La viande est bonne pour votre santé.

D’après certaines recherches, la crainte de manquer de protéines constitue l’une des principales raisons empêchant les consommateurs de réduire leur consommation de viande ou de devenir végétariens ou véganes. Les emballages et la communication de l’industrie de la viande œuvrent à renforcer ce mythe des protéines.

Manger de la viande (rouge) fait de vous un homme.

Le stéréotype culturel selon lequel manger de la viande (et en particulier de la viande rouge) fait de vous un (vrai) homme est tenace. L’association de la viande à des valeurs telles que la force du mâle, l’affirmation de soi, la domination et la virilité a pu être observée sur tous les marchés analysés.

Une bonne épouse et mère prépare et sert de la viande à sa famille.

Dans le marketing de la viande, les femmes occupent l’espace opposé à celui des hommes : en bref, elles sont rarement vues en train de manger de la viande, et quand elles en mangent, c’est plutôt de la viande blanche ou de fines tranches de charcuterie. En outre, les femmes sont presque toujours montrées en train de préparer ou de servir la nourriture à leur famille, un rôle nourricier, de servante passive. La viande est présentée comme la clé de voûte de tout repas familial, l’élément qui fait d’une femme une bonne épouse et une mère soucieuse de bien nourrir ses enfants.

Manger de la viande est un acte patriotique.

La montée récente du populisme patriotique dans de nombreux pays est une aubaine pour l’industrie de la viande. Bon nombre de marques et de labels affichent le drapeau de leur pays (sur les emballages ou en magasin) pour indiquer que la consommation de viande est un acte patriotique.
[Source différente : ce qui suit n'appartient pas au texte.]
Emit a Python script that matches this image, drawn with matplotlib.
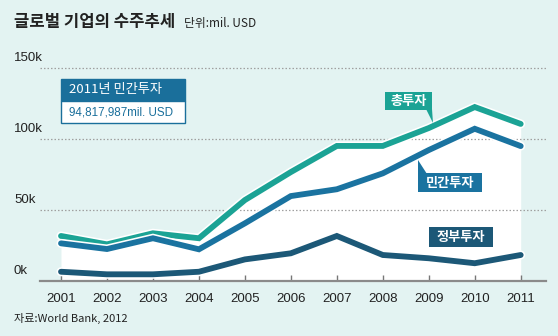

Manger la viande de son pays devient ainsi un moyen de préserver une identité traditionnelle face au multiculturalisme, et une façon de protéger l’économie et de promouvoir une certaine influence sur le monde.
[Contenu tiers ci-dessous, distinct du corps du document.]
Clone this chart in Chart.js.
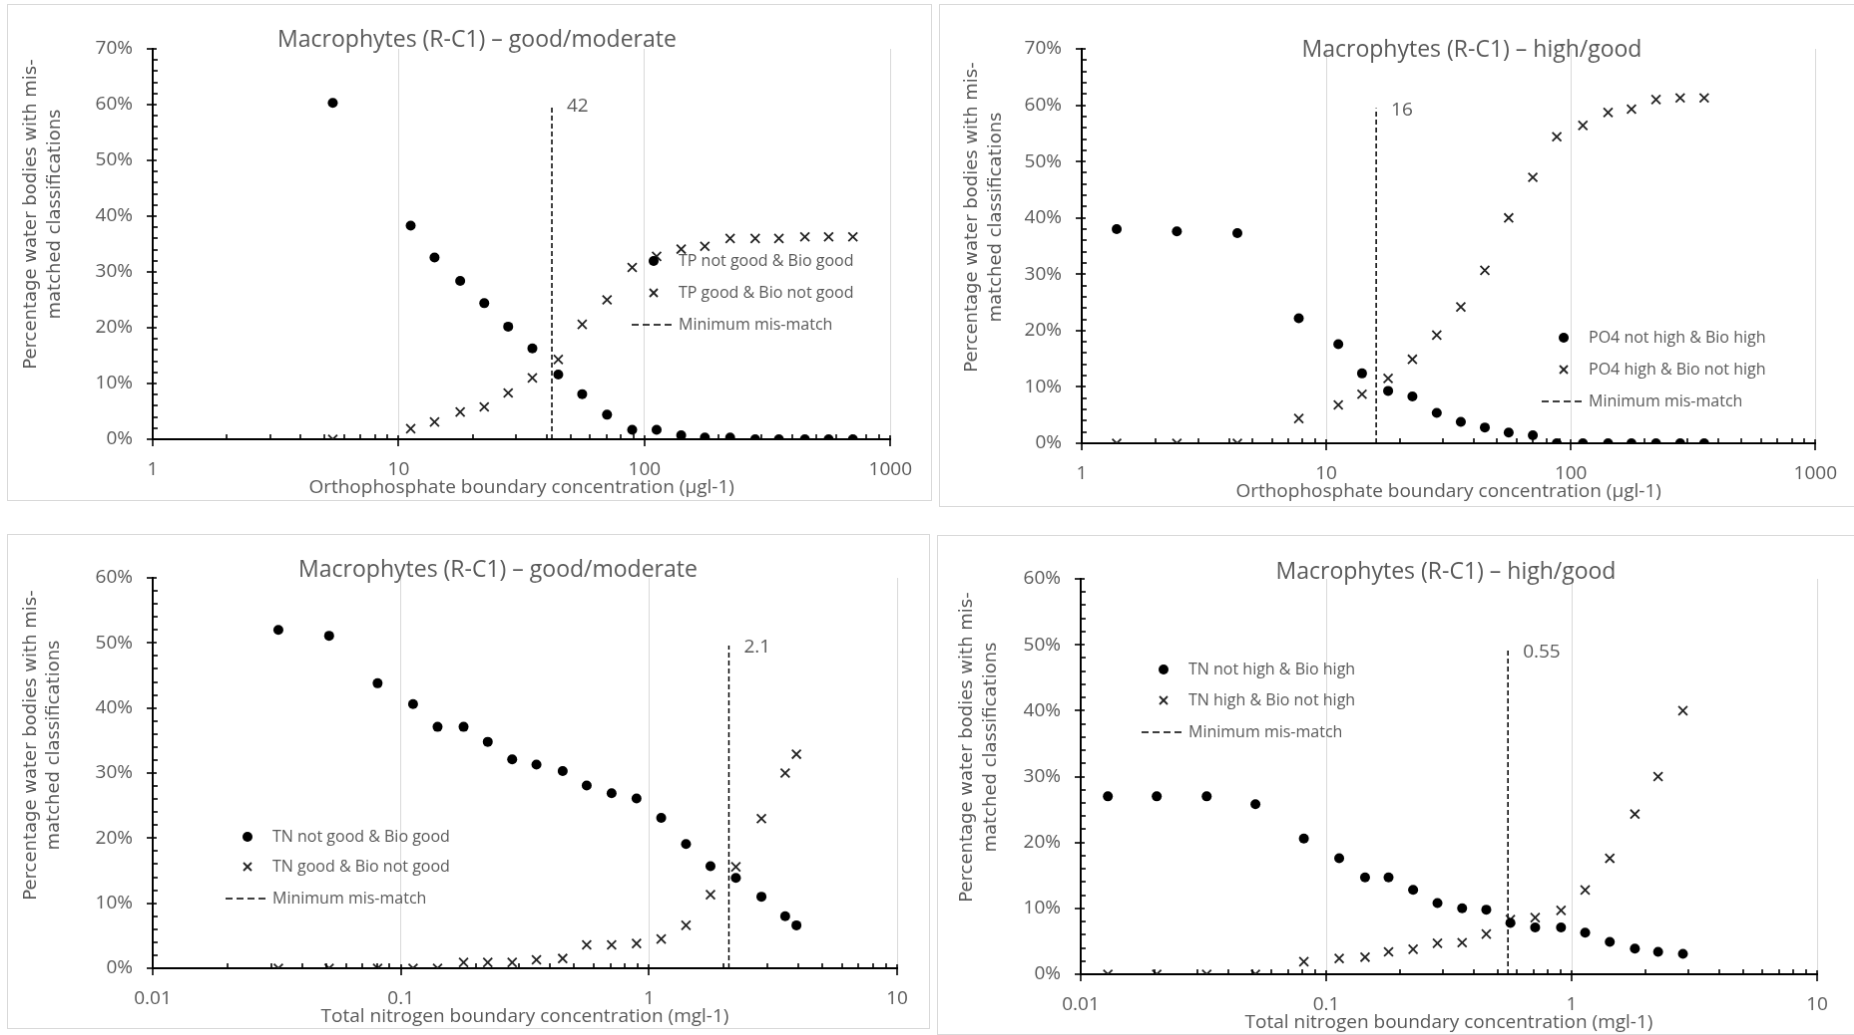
<!DOCTYPE html>
<html>
<head>
<meta charset="utf-8">
<title>Macrophytes mis-match</title>
<script src="https://cdn.jsdelivr.net/npm/chart.js@4.4.1/dist/chart.umd.min.js"></script>
<style>
  html, body { margin: 0; padding: 0; background: #fff; overflow: hidden; }
  body { width: 1854px; height: 1035px; position: relative; }
  canvas { position: absolute; border: 1px solid #d9d9d9; }
</style>
</head>
<body>
<canvas id="tpGood" width="925" height="497" style="left:7px;top:4px"></canvas>
<canvas id="tpHigh" width="918" height="503" style="left:939px;top:4px"></canvas>
<canvas id="tnGood" width="923" height="495" style="left:7px;top:534px"></canvas>
<canvas id="tnHigh" width="920" height="500" style="left:937px;top:535px"></canvas>
<script>
// Mis-match charts: macrophytes vs nutrient boundaries

// Top left - orthophosphate, good/moderate
const tpGoodX = [5.4, 11.2, 14.0, 17.8, 22.3, 27.9, 35.0, 44.6, 55.8, 70.4, 89.1, 112, 141, 176, 223, 282, 352, 449, 561, 704];
const tpNotGoodBioGood = [60.3, 38.3, 32.6, 28.4, 24.4, 20.2, 16.3, 11.6, 8.1, 4.4, 1.7, 1.7, 0.7, 0.3, 0.3, 0, 0, 0, 0, 0];
const tpGoodBioNotGood = [0, 1.9, 3.1, 4.9, 5.8, 8.3, 11.0, 14.3, 20.6, 25.0, 30.8, 32.8, 34.1, 34.6, 36.0, 36.0, 36.0, 36.3, 36.3, 36.3];
const tpGoodMin = [42, 60];

// Top right - orthophosphate, high/good
const tpHighX = [1.39, 2.45, 4.33, 7.72, 11.2, 14.0, 17.9, 22.5, 28.3, 35.5, 44.5, 55.7, 69.9, 87.6, 112, 142, 177, 223, 280, 351];
const po4NotHighBioHigh = [38.0, 37.6, 37.3, 22.2, 17.6, 12.4, 9.3, 8.3, 5.4, 3.8, 2.8, 1.9, 1.4, 0, 0, 0, 0, 0, 0, 0];
const po4HighBioNotHigh = [0, 0, 0, 4.4, 6.8, 8.7, 11.5, 14.9, 19.2, 24.2, 30.7, 40.0, 47.2, 54.4, 56.4, 58.7, 59.3, 61.0, 61.3, 61.3];
const tpHighMin = [16, 59.5];

// Bottom left - total nitrogen, good/moderate
const tnGoodX = [0.0321, 0.0514, 0.0806, 0.112, 0.1406, 0.179, 0.224, 0.281, 0.352, 0.449, 0.561, 0.707, 0.891, 1.12, 1.41, 1.77, 2.24, 2.84, 3.54, 3.93];
const tnNotGoodBioGood = [52.0, 51.1, 43.8, 40.6, 37.1, 37.1, 34.8, 32.1, 31.3, 30.3, 28.1, 26.9, 26.1, 23.1, 19.1, 15.7, 13.9, 11.0, 8.0, 6.6];
const tnGoodBioNotGood = [0, 0, 0, 0, 0, 0.9, 0.9, 0.9, 1.3, 1.5, 3.6, 3.6, 3.8, 4.5, 6.6, 11.3, 15.6, 23.0, 30.0, 32.9];
const tnGoodMin = [2.1, 49.6];

// Bottom right - total nitrogen, high/good
const tnHighX = [0.0129, 0.0204, 0.0326, 0.0515, 0.0811, 0.113, 0.144, 0.1795, 0.226, 0.284, 0.358, 0.449, 0.563, 0.710, 0.905, 1.135, 1.43, 1.81, 2.25, 2.84];
const tnNotHighBioHigh = [27.0, 27.0, 27.0, 25.8, 20.6, 17.6, 14.7, 14.7, 12.8, 10.8, 10.0, 9.8, 7.8, 7.1, 7.1, 6.3, 4.9, 3.9, 3.4, 3.1];
const tnHighBioNotHigh = [0, 0, 0, 0, 1.9, 2.4, 2.6, 3.4, 3.8, 4.7, 4.8, 6.1, 8.3, 8.6, 9.7, 12.8, 17.6, 24.3, 30.0, 40.0];
const tnHighMin = [0.55, 49.2];

// Axis ticks
const phosTicks = [1, 10, 100, 1000];
const nitroTicks = [0.01, 0.1, 1, 10];

const yTitle = ['Percentage water bodies with mis-', 'matched classifications'];
const phosTitle = 'Orthophosphate boundary concentration (µgl-1)';
const nitroTitle = 'Total nitrogen boundary concentration (mgl-1)';

const GREY = '#595959';
Chart.defaults.font.family = "'Open Sans', sans-serif";
Chart.defaults.color = GREY;

function toPoints(xs, ys) {
    return xs.map((x, i) => ({ x: x, y: ys[i] }));
}

function line(ctx, x1, y1, x2, y2) {
    ctx.beginPath();
    ctx.moveTo(x1, y1);
    ctx.lineTo(x2, y2);
    ctx.stroke();
}

// Extra drawing: tick marks, title, y title, legend, boundary label
const decorPlugin = {
    id: 'decor',
    afterDraw(chart, args, opts) {
        const ctx = chart.ctx;
        const xs = chart.scales.x;
        const ys = chart.scales.y;
        const area = chart.chartArea;
        ctx.save();

        // log axis tick marks
        ctx.strokeStyle = '#000';
        ctx.lineWidth = 1.6;
        const lo = Math.round(Math.log10(xs.min));
        const hi = Math.round(Math.log10(xs.max));
        for (let e = lo; e <= hi; e++) {
            const d = Math.pow(10, e);
            const px = Math.round(xs.getPixelForValue(d));
            line(ctx, px, area.bottom - 4, px, area.bottom + 7);
            if (e === hi) continue;
            for (let m = 2; m <= 9; m++) {
                const mx = Math.round(xs.getPixelForValue(d * m));
                line(ctx, mx, area.bottom - 5, mx, area.bottom);
            }
        }
        // percentage axis tick marks
        for (let v = 0; v <= ys.max; v += 2) {
            const py = Math.round(ys.getPixelForValue(v));
            if (v % 10 === 0) {
                line(ctx, area.left - 6, py, area.left + 4, py);
            } else {
                line(ctx, area.left, py, area.left + 5, py);
            }
        }

        ctx.fillStyle = GREY;
        ctx.textBaseline = 'middle';

        // chart title
        ctx.font = "23px 'Open Sans', sans-serif";
        ctx.textAlign = 'center';
        ctx.fillText(opts.title, opts.titleX, opts.titleY);

        // two-line y title
        ctx.font = "18px 'DejaVu Sans', sans-serif";
        yTitle.forEach((t, i) => {
            ctx.save();
            ctx.translate(opts.yTitleX[i], opts.yTitleY);
            ctx.rotate(-Math.PI / 2);
            ctx.fillText(t, 0, 0);
            ctx.restore();
        });

        // boundary label beside the dashed line
        const minSet = chart.data.datasets[2].data;
        ctx.font = "19px 'Open Sans', sans-serif";
        ctx.textAlign = 'left';
        ctx.fillText(String(minSet[1].x), xs.getPixelForValue(minSet[1].x) + 15, ys.getPixelForValue(minSet[1].y) + 2);

        // legend
        ctx.font = "16px 'Open Sans', sans-serif";
        chart.data.datasets.forEach((ds, i) => {
            const ly = opts.legendY[i];
            const mx = opts.legendX;
            if (i === 0) {
                ctx.fillStyle = '#000';
                ctx.beginPath();
                ctx.arc(mx, ly, 5, 0, Math.PI * 2);
                ctx.fill();
            } else if (i === 1) {
                ctx.strokeStyle = '#222';
                ctx.lineWidth = 1.8;
                line(ctx, mx - 4, ly - 4, mx + 4, ly + 4);
                line(ctx, mx - 4, ly + 4, mx + 4, ly - 4);
            } else {
                ctx.strokeStyle = '#000';
                ctx.lineWidth = 1.5;
                ctx.setLineDash([7, 4]);
                line(ctx, mx - 22, ly, mx + 19, ly);
                ctx.setLineDash([]);
            }
            ctx.fillStyle = GREY;
            ctx.fillText(ds.label, opts.legendX + 25, ly);
        });

        ctx.restore();
    }
};

function makeChart(id, p) {
    const canvas = document.getElementById(id);
    const W = canvas.width;
    const H = canvas.height;
    const xH = 60;
    const yW = 60;
    return new Chart(canvas, {
        type: 'scatter',
        data: {
            datasets: [{
                label: p.labels[0],
                data: toPoints(p.xs, p.dots),
                pointStyle: 'circle',
                pointRadius: 5,
                backgroundColor: '#000',
                borderColor: '#000',
                borderWidth: 0
            }, {
                label: p.labels[1],
                data: toPoints(p.xs, p.crosses),
                pointStyle: 'crossRot',
                pointRadius: 6.3,
                borderColor: '#222',
                borderWidth: 1.8
            }, {
                label: 'Minimum mis-match',
                data: [{ x: p.min[0], y: 0 }, { x: p.min[0], y: p.min[1] }],
                showLine: true,
                borderColor: '#000',
                borderWidth: 1.5,
                borderDash: [5, 3],
                pointRadius: 0
            }]
        },
        options: {
            responsive: false,
            animation: false,
            events: [],
            layout: {
                padding: {
                    left: p.area[0] - yW,
                    top: p.area[1],
                    right: W - p.area[2],
                    bottom: H - p.area[3] - xH
                }
            },
            plugins: {
                legend: { display: false },
                tooltip: { enabled: false },
                decor: {
                    title: p.title,
                    titleX: p.titlePos[0],
                    titleY: p.titlePos[1],
                    yTitleX: p.yTitlePos.slice(0, 2),
                    yTitleY: p.yTitlePos[2],
                    legendX: p.legendPos[0],
                    legendY: p.legendPos.slice(1)
                }
            },
            scales: {
                x: {
                    type: 'logarithmic',
                    min: p.ticks[0],
                    max: p.ticks[p.ticks.length - 1],
                    afterBuildTicks: (s) => { s.ticks = p.ticks.map(v => ({ value: v })); },
                    afterFit: (s) => { s.height = xH; },
                    grid: { color: '#d9d9d9', lineWidth: 1, drawTicks: false },
                    border: { color: '#000', width: 2 },
                    ticks: {
                        padding: 19,
                        autoSkip: false,
                        maxRotation: 0,
                        font: { size: 19 },
                        color: GREY,
                        callback: (v) => String(v)
                    },
                    title: {
                        display: true,
                        text: p.xTitle,
                        font: { size: 19 },
                        color: GREY,
                        padding: 0
                    }
                },
                y: {
                    min: 0,
                    max: p.yMax,
                    afterFit: (s) => { s.width = yW; },
                    grid: { drawOnChartArea: false, drawTicks: false },
                    border: { color: '#000', width: 2 },
                    ticks: {
                        stepSize: 10,
                        padding: 20,
                        font: { size: 19 },
                        color: GREY,
                        callback: (v) => v + '%'
                    }
                }
            }
        },
        plugins: [decorPlugin]
    });
}

makeChart('tpGood', {
    xs: tpGoodX, dots: tpNotGoodBioGood, crosses: tpGoodBioNotGood, min: tpGoodMin,
    labels: ['TP not good & Bio good', 'TP good & Bio not good'],
    title: 'Macrophytes (R-C1) – good/moderate', xTitle: phosTitle, ticks: phosTicks, yMax: 70,
    area: [145, 44, 891, 436], titlePos: [470, 35], yTitlePos: [23, 47, 210], legendPos: [647, 257, 289, 321]
});

makeChart('tpHigh', {
    xs: tpHighX, dots: po4NotHighBioHigh, crosses: po4HighBioNotHigh, min: tpHighMin,
    labels: ['PO4 not high & Bio high', 'PO4 high & Bio not high'],
    title: 'Macrophytes (R-C1) – high/good', xTitle: phosTitle, ticks: phosTicks, yMax: 70,
    area: [142, 44, 880, 440], titlePos: [533, 45], yTitlePos: [32, 56, 213], legendPos: [625, 334, 366, 398]
});

makeChart('tnGood', {
    xs: tnGoodX, dots: tnNotGoodBioGood, crosses: tnGoodBioNotGood, min: tnGoodMin,
    labels: ['TN not good & Bio good', 'TN good & Bio not good'],
    title: 'Macrophytes (R-C1) – good/moderate', xTitle: nitroTitle, ticks: nitroTicks, yMax: 60,
    area: [145, 43, 891, 435], titlePos: [491, 35], yTitlePos: [23, 46, 211], legendPos: [240, 303, 333, 365]
});

makeChart('tnHigh', {
    xs: tnHighX, dots: tnNotHighBioHigh, crosses: tnHighBioNotHigh, min: tnHighMin,
    labels: ['TN not high & Bio high', 'TN high & Bio not high'],
    title: 'Macrophytes (R-C1) – high/good', xTitle: nitroTitle, ticks: nitroTicks, yMax: 60,
    area: [143, 43, 881, 440], titlePos: [509, 36], yTitlePos: [29, 53, 212], legendPos: [226, 134, 165, 197]
});
</script>
</body>
</html>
Manger de la viande rapproche les gens.

Sur de nombreux marchés, manger de la viande est présenté comme une activité collective et ritualisée (souvent liée aux fêtes religieuses et nationales) qui rassemblent les personnes. Elle résout les différends politiques et restaure l’harmonie entre les générations. Dans tous les pays d’Europe étudiés, les jours de fête (que ce soit Noël ou un mariage) s’articulent autour de la viande.

Manger de la viande est une question de liberté, de choix et d’individualité.

À l’instar de l’alcool, du sucre ou du tabac, certains produits mauvais pour la santé peuvent être défendus par des arguments et des messages sur la liberté, le choix et la singularité. Plus la qualité du produit est basse, plus la marque est susceptible de faire appel à une métaphore émotionnelle au lieu de tabler sur les caractéristiques de son produit pour le vendre.

Les conclusions et recommandations de Greenpeace

Le rapport se termine par les conclusions et recommandations de l’ONG dont je reproduis ici les principaux éléments :

« Nous sommes tous victimes de la publicité au quotidien, mais certaines parties de la population sont plus vulnérables que d’autres, notamment les enfants, les jeunes adultes et les femmes. Cette manipulation s’accompagne d’un coût insupportable pour la santé de la planète et de ses habitant·es, dès lors qu’elle vise à augmenter notre consommation de produits nocifs pour le climat, comme c’est le cas de la viande.

Au lieu d’affronter la réalité, certaines entreprises et organisations profitent de l’occasion pour combler les besoins émotionnels des personnes et leur vendre de la viande. Leurs histoires de marque promettent du sens et une appartenance identitaire, et les responsables politiques leur laissent le champ libre, allant parfois jusqu’à financer leurs campagnes.

Il est indispensable que nous changions radicalement nos habitudes alimentaires, mais cela ne pourra pas se faire en l’état actuel des choses. La publicité et la promotion en faveur des produits d’origine animale doivent s’aligner sur ce changement. Politiciens, entreprises et médias doivent veiller à ce que les citoyen·nes et les consommateur·rices ne soient pas manipulés pour faire l’inverse. »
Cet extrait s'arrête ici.